* _What you should do_
In the lines below, output everything from the first line through the line containing "import * as" exactly as it is. Pictures are not part of the output.

--------------------------------

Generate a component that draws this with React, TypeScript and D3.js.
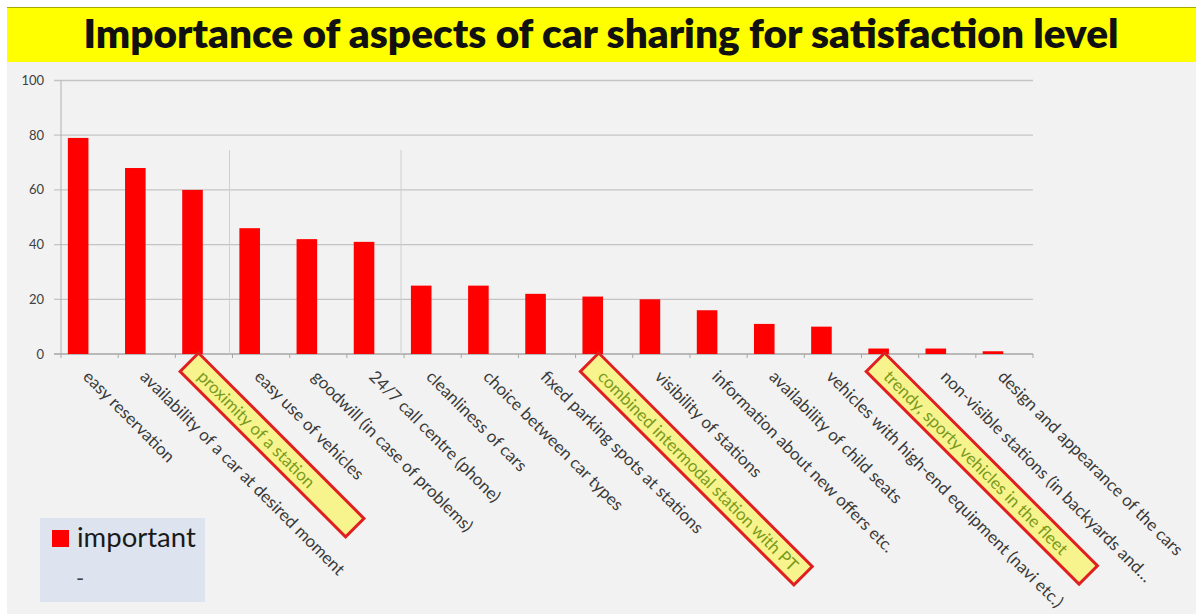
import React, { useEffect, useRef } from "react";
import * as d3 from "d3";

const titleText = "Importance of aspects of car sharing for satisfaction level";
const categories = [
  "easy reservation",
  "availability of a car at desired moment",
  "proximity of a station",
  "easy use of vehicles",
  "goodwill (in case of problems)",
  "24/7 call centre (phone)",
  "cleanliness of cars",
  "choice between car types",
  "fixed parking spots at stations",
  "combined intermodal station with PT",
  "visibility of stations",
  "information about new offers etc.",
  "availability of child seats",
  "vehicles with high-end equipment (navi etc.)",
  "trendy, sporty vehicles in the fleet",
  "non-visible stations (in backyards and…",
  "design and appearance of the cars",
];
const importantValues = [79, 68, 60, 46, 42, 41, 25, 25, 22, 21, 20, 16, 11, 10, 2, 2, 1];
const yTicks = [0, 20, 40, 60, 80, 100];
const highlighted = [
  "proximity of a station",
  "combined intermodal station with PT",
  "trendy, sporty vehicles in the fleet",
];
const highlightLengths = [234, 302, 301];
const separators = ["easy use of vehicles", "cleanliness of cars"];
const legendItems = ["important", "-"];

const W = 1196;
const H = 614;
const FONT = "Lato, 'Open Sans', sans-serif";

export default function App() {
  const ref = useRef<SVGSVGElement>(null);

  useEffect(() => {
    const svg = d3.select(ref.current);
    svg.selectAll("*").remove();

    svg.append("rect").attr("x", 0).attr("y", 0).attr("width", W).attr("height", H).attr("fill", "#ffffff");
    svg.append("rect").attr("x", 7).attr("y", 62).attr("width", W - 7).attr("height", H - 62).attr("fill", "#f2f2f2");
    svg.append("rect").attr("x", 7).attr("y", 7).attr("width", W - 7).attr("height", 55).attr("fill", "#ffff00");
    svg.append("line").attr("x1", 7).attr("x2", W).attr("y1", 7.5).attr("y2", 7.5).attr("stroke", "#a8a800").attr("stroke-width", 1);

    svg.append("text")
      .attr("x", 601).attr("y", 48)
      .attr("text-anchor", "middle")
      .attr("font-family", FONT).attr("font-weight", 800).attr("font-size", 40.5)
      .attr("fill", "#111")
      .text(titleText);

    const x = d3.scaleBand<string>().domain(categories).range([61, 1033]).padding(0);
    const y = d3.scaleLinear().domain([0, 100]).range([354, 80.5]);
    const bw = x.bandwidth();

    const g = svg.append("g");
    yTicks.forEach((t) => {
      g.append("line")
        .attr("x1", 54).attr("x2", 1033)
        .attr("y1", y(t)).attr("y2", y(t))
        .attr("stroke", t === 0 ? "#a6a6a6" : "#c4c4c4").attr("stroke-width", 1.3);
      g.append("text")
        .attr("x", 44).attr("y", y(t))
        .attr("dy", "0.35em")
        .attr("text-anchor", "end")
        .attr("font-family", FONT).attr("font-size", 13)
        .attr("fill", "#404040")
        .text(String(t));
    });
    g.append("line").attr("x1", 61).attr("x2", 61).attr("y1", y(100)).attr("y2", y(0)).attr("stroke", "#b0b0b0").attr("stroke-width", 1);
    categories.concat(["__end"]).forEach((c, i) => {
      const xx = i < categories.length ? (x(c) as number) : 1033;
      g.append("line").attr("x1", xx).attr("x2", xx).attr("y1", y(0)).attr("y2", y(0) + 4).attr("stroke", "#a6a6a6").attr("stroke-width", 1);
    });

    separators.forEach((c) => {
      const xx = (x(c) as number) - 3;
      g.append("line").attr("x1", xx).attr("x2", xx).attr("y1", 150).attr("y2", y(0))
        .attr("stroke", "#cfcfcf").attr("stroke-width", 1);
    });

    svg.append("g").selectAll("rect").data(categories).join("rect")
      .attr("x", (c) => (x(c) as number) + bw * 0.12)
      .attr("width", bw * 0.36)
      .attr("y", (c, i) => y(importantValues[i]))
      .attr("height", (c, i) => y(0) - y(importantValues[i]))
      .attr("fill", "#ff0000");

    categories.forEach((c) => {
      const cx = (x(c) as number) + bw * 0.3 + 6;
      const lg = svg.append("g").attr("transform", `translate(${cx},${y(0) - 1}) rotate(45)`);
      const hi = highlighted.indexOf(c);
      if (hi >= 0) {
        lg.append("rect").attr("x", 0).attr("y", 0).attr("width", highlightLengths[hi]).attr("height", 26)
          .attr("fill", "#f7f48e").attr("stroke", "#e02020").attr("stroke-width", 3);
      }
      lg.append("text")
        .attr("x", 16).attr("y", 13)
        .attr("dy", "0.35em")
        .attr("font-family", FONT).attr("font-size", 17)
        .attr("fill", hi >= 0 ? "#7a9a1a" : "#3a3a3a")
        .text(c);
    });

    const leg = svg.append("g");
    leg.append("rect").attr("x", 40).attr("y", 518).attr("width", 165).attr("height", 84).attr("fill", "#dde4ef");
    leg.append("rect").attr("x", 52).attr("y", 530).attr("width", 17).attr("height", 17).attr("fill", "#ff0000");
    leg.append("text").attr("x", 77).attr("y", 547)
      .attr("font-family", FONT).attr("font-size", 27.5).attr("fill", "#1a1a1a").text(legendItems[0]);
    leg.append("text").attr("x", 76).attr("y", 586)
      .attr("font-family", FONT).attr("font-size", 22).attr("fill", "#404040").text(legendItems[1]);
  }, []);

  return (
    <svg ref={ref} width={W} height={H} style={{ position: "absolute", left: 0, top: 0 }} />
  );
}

--------------------------------

* _Task response_
Generate a component that draws this with React, TypeScript and D3.js.
import React, { useEffect, useRef } from "react";
import * as d3 from "d3";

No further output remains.